## Supplied material:
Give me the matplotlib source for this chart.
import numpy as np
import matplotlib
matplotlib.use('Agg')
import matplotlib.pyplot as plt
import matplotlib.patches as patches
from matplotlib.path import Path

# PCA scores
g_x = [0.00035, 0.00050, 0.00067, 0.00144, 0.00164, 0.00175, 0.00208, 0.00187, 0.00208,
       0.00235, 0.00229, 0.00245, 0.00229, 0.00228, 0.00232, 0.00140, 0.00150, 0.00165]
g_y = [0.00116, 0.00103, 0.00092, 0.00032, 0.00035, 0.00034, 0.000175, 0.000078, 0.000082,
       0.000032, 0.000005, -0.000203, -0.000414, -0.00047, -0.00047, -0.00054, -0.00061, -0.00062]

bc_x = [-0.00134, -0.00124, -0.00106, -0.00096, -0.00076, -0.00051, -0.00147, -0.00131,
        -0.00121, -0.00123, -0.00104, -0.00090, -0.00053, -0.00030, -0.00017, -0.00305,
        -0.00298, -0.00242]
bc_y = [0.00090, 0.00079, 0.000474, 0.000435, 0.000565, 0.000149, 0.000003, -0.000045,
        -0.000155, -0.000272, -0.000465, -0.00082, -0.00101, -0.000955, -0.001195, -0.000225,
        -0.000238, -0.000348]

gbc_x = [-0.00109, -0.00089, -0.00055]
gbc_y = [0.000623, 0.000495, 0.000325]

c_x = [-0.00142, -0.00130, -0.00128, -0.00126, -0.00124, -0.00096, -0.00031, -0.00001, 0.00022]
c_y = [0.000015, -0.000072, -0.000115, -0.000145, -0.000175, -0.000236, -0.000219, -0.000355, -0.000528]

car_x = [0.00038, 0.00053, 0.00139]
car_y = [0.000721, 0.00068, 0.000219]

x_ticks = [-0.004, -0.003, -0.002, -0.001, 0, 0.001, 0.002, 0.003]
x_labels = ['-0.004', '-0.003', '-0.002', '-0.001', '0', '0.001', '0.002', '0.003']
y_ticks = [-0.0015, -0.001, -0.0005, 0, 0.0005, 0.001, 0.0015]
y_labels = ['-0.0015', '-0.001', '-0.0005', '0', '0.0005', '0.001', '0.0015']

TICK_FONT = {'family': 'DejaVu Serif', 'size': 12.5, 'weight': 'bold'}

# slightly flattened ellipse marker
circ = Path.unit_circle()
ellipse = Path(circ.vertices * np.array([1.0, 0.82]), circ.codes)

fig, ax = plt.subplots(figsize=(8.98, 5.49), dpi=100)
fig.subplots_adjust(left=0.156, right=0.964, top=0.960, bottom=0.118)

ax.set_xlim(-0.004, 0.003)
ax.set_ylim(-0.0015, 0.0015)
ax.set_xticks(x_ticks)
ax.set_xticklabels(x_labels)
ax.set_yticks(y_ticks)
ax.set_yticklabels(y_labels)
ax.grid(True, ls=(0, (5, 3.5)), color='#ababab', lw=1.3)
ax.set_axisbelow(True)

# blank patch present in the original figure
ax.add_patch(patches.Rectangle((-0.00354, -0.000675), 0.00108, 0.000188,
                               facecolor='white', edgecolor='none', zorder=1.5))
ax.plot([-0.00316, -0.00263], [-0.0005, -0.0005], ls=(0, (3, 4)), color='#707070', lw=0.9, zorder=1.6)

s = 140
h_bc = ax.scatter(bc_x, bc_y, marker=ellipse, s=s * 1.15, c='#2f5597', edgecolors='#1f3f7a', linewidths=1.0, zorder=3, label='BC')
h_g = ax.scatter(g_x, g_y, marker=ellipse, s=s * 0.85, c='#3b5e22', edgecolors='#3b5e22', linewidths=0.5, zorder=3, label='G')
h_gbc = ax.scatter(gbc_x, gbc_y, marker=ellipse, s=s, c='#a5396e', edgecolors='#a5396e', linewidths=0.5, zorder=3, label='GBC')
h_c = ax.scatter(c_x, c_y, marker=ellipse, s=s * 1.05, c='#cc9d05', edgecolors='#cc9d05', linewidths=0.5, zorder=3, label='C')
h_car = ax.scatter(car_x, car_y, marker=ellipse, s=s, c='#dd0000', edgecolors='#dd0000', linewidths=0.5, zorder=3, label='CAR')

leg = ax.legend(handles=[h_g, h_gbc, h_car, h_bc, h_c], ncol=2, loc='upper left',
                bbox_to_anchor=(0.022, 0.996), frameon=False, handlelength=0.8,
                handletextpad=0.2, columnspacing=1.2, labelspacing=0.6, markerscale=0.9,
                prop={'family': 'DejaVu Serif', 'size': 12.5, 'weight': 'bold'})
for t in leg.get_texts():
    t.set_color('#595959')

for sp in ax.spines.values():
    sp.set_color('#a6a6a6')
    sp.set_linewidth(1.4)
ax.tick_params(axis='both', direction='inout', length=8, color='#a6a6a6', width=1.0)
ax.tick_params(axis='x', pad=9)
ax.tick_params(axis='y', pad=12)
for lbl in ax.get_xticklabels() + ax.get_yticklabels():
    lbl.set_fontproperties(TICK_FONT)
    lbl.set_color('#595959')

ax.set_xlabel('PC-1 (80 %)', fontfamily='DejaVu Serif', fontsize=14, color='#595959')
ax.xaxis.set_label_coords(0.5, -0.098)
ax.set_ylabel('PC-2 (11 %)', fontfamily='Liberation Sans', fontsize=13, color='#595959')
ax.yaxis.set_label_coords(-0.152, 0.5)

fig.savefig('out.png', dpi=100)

## Task instructions:
Find the word "matplotlib" and list each line it appears in.

## Complete output:
Give me the matplotlib source for this chart.
import matplotlib
matplotlib.use('Agg')
import matplotlib.pyplot as plt
import matplotlib.patches as patches
from matplotlib.path import Path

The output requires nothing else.